Che cosa pensi della vicina di casa, che pure sembra una persona tanto gentile e a modo, se ti raccontano che l’hanno vista dare un calcio a un gattino, o a un cagnolino? Magari non ci credi del tutto – la fonte può sbagliarsi o esagerare – ma ti resta un dubbio: che sia una persona del tutto diversa da quel che sembra(va)?

Questo era uno dei metodi che gli attivisti della Stasi (la “Staatssicherheit”, la polizia segreta della Repubblica democratica tedesca) utilizzavano per attivare il sospetto di vicini di casa e “guidare” così la loro percezione selettiva in una direzione utile a renderli disponibili, in seguito, a dare informazioni sulle persone sospette al sistema. Una volta convinto, grazie a pettegolezzi pilotati, che il tale è solo apparentemente così normale ma nasconde strane abitudini, non ti stupisce che la polizia se ne interessi e chieda la tua collaborazione per tenerla d’occhio.

Insinuare, raccontando comportamenti criticabili, osservati o presunti tali, mette in giro leggende che possono recare danni veri e propri alle persone di cui si “sparla”.

Nel riportare pettegolezzi malevoli si partecipa alla demolizione morale delle persone: eppure ci pare una attività così quotidiana, banale, innocente. Un gioco sociale antichissimo, che ha il pregio di far sentire bene, sul momento, chi lo fa, comunicando implicitamente: “noi si che siamo brave persone e che ci capiamo!”

Da un punto di vista antropologico anzi, nella notte dei tempi, il pettegolezzo pare sia stato un’attività necessaria: per confermarci a vicenda, in gruppi umani circoscritti, quali siano i valori vigenti e condivisi e se sia il caso di stare in guardia verso chi non li rispetta. Del tema del condividere le conoscenze sul “chi fa che cosa con chi”, nella lontana e lunga epoca preistorica in cui la nostra specie è passata al linguaggio, se ne occupa un interessante studio antropologico-linguistico.

Qui invece intendo focalizzare la nostra attenzione sul fenomeno del parlar male oggi, abitudine quotidiana molto meno inoffensiva di quel che si creda.

Ci sono culture e ambienti in cui il farlo ci autosqualifica: chi ci sente parlare così di persone assenti coglie la nostra mancanza di sensibilità e fairness, la nostra negatività e meschinità, e probabilmente prenderà le distanze da noi.

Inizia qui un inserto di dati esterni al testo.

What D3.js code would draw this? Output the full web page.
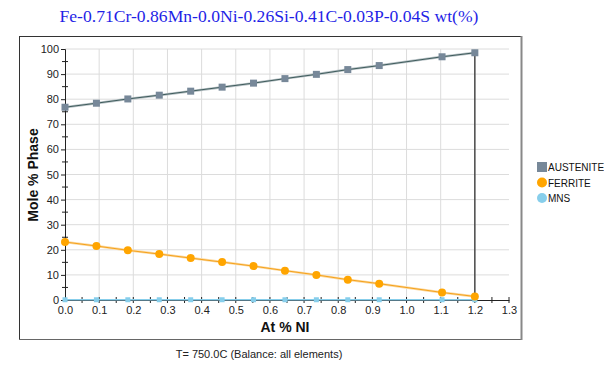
<!DOCTYPE html>
<html><head><meta charset="utf-8">
<script src="https://cdn.jsdelivr.net/npm/d3@7"></script>
<style>
html,body{margin:0;padding:0;background:#fff;}
svg{display:block;}
</style></head>
<body>
<svg id="chart" width="604" height="369"></svg>
<script>
const titleText = "Fe-0.71Cr-0.86Mn-0.0Ni-0.26Si-0.41C-0.03P-0.04S wt(%)";
const footerText = "T= 750.0C (Balance: all elements)";
const xLabel = "At % NI";
const yLabel = "Mole % Phase";
const seriesNames = ["AUSTENITE", "FERRITE", "MNS"];
const xValues = [0, 0.092, 0.184, 0.276, 0.368, 0.46, 0.552, 0.644, 0.736, 0.828, 0.92, 1.104, 1.2];
const austenite = [76.8, 78.4, 80.1, 81.6, 83.2, 84.8, 86.4, 88.2, 89.9, 91.8, 93.4, 96.9, 98.5];
const ferrite = [23.1, 21.5, 19.8, 18.3, 16.7, 15.1, 13.5, 11.7, 10.0, 8.1, 6.5, 3.0, 1.4];
const mns = [0.1, 0.1, 0.1, 0.1, 0.1, 0.1, 0.1, 0.1, 0.1, 0.1, 0.1, 0.1, 0.1];
const xTicks = [0, 0.1, 0.2, 0.3, 0.4, 0.5, 0.6, 0.7, 0.8, 0.9, 1.0, 1.1, 1.2, 1.3];
const yTicks = [0, 10, 20, 30, 40, 50, 60, 70, 80, 90, 100];

const svg = d3.select("#chart");
const x = d3.scaleLinear().domain([0, 1.3]).range([65, 509]);
const y = d3.scaleLinear().domain([0, 100]).range([300, 49]);

// frame
svg.append("line").attr("x1",19.5).attr("x2",19.5).attr("y1",36).attr("y2",339.5).attr("stroke","#333");
svg.append("line").attr("x1",19).attr("x2",521.5).attr("y1",36.5).attr("y2",36.5).attr("stroke","#333");
svg.append("line").attr("x1",19).attr("x2",522).attr("y1",339.5).attr("y2",339.5).attr("stroke","#666");
svg.append("line").attr("x1",521.5).attr("x2",521.5).attr("y1",36).attr("y2",340).attr("stroke","#888").attr("stroke-width",2);

// title
svg.append("text").attr("x",269).attr("y",22).attr("text-anchor","middle")
  .attr("font-family","'Liberation Serif','Times New Roman',serif").attr("font-size",17.6)
  .attr("fill","#1f1fe6").text(titleText);

// gridlines
const grid = svg.append("g");
grid.selectAll("line.v").data(xTicks.filter(d=>d>0 && d<1.25)).join("line")
  .attr("x1",d=>x(d)).attr("x2",d=>x(d)).attr("y1",y(100)).attr("y2",y(0))
  .attr("stroke","#dcdcdc").attr("stroke-width",1);
grid.selectAll("line.h").data(yTicks.filter(d=>d>0)).join("line")
  .attr("x1",x(0)).attr("x2",x(1.3)).attr("y1",d=>y(d)).attr("y2",d=>y(d))
  .attr("stroke","#dcdcdc").attr("stroke-width",1);

// axes
const xAxis = svg.append("g").attr("transform",`translate(0,${y(0)})`)
  .call(d3.axisBottom(x).tickValues(xTicks).tickFormat(d3.format(".1f")).tickSize(0).tickPadding(6));
const yAxis = svg.append("g").attr("transform",`translate(${x(0)},0)`)
  .call(d3.axisLeft(y).tickValues(yTicks).tickSize(4).tickPadding(2));
[xAxis,yAxis].forEach(a=>{
  a.select(".domain").attr("stroke","#222");
  a.selectAll("text").attr("font-family","'Liberation Sans',Arial,sans-serif").attr("font-size",11).attr("fill","#222");
  a.selectAll("line").attr("stroke","#222");
});
// minor ticks
const xMinor = d3.range(1,27).map(i=>i*0.05);
svg.append("g").selectAll("line").data(xMinor).join("line")
  .attr("x1",d=>x(d)).attr("x2",d=>x(d)).attr("y1",y(0)-3).attr("y2",y(0)+3).attr("stroke","#222");
const yMinor = d3.range(0,20).map(i=>i*5+5).filter(d=>d%10!==0);
svg.append("g").selectAll("line").data(yMinor).join("line")
  .attr("x1",x(0)-3).attr("x2",x(0)+3).attr("y1",d=>y(d)).attr("y2",d=>y(d)).attr("stroke","#222");

// axis labels
svg.append("text").attr("x",285).attr("y",332).attr("text-anchor","middle")
  .attr("font-family","'Liberation Sans',Arial,sans-serif").attr("font-weight","bold").attr("font-size",14)
  .attr("fill","#111").text(xLabel);
svg.append("text").attr("transform","translate(38,175) rotate(-90)").attr("text-anchor","middle")
  .attr("font-family","'Liberation Sans',Arial,sans-serif").attr("font-weight","bold").attr("font-size",14)
  .attr("fill","#111").text(yLabel);

// vertical line at last x
const lastI = xValues.length-1;
svg.append("line").attr("x1",x(xValues[lastI])).attr("x2",x(xValues[lastI]))
  .attr("y1",y(austenite[lastI])).attr("y2",y(0)).attr("stroke","#333").attr("stroke-width",1.3);

const line = d3.line().x((d,i)=>x(xValues[i])).y(d=>y(d));
// MNS
svg.append("path").datum(mns).attr("d",line).attr("fill","none").attr("stroke","#87ceeb").attr("stroke-width",1.5);
svg.append("g").selectAll("rect").data(mns).join("rect")
  .attr("x",(d,i)=>x(xValues[i])-2.5).attr("y",d=>y(d)-2.5).attr("width",5).attr("height",5).attr("fill","#87ceeb");
// Ferrite
svg.append("path").datum(ferrite).attr("d",line).attr("fill","none").attr("stroke","#fcd9a0").attr("stroke-width",2.5);
svg.append("path").datum(ferrite).attr("d",line).attr("fill","none").attr("stroke","#f5a21c").attr("stroke-width",1);
svg.append("g").selectAll("circle").data(ferrite).join("circle")
  .attr("cx",(d,i)=>x(xValues[i])).attr("cy",d=>y(d)).attr("r",4).attr("fill","#ffa500");
// Austenite
svg.append("path").datum(austenite).attr("d",line).attr("fill","none").attr("stroke","#b8c2c6").attr("stroke-width",2.5);
svg.append("path").datum(austenite).attr("d",line).attr("fill","none").attr("stroke","#3f5c5c").attr("stroke-width",1);
svg.append("g").selectAll("rect").data(austenite).join("rect")
  .attr("x",(d,i)=>x(xValues[i])-3.5).attr("y",d=>y(d)-3.5).attr("width",7).attr("height",7).attr("fill","#778899");

// legend
const colors = ["#778899","#ffa500","#87ceeb"];
const lg = svg.append("g");
seriesNames.forEach((n,i)=>{
  const cy = 167 + i*15.5;
  if(i===0){
    lg.append("rect").attr("x",537).attr("y",cy-5).attr("width",10).attr("height",10).attr("fill",colors[i]);
  } else {
    lg.append("circle").attr("cx",542).attr("cy",cy).attr("r",5).attr("fill",colors[i]);
  }
  lg.append("text").attr("x",548).attr("y",cy+4).attr("font-family","'Liberation Sans',Arial,sans-serif")
    .attr("font-size",10).attr("fill","#111").text(n);
});

// footer
svg.append("text").attr("x",259).attr("y",358).attr("text-anchor","middle")
  .attr("font-family","'Liberation Sans',Arial,sans-serif").attr("font-size",11).attr("fill","#222").text(footerText);
</script>
</body></html>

Inoltre, dato che nel farlo si utilizzano tipicamente gli “errori fondamentali di attribuzione” di cui abbiamo già parlato altrove, distribuendo le nostre malevoli etichette alla persona di cui sparliamo, comunichiamo di non essere in grado di osservare una situazione in modo distaccato ed equanime.

Se poi, nello sparlare, senza saperlo stiamo attribuendo caratteristiche negative a una persona che è cara o vicina ad uno degli astanti, l’idea di noi che gli altri si faranno ci risulterà ancora più imbarazzante – se mai ce la dicessero. Il vuoto intorno è un esito più probabile.

Attenzione, dunque alla malevolenza: danneggia gli altri e anche chi la fa. Ma come fare se sentiamo il bisogno di esprimere critiche?

Ci servirà solo con chi le deve conoscere, per tener conto di quel che pensiamo, e quindi col diretto interessato, e non con colleghi presi a caso in corridoio. In ogni caso almeno possiamo allenarci a farle evitando accuse e l’affibbiare presunte caratteristiche: (“il tale è inaffidabile!”), ma descrivendo la nostra esperienza concreta (“quando gli ho affidato…”), come ci siamo sentiti (“mi sono sentito arrabbiato/deluso…”), e la nostra aspettativa (“dato che mi aspettavo invece…”).

In tal modo parliamo di noi, di quel che ci è capitato in concreto e di quel che preferiamo ottenere, della nostra verità, quella che sentiamo in diretta, e forse riusciamo a non danneggiare nessuno.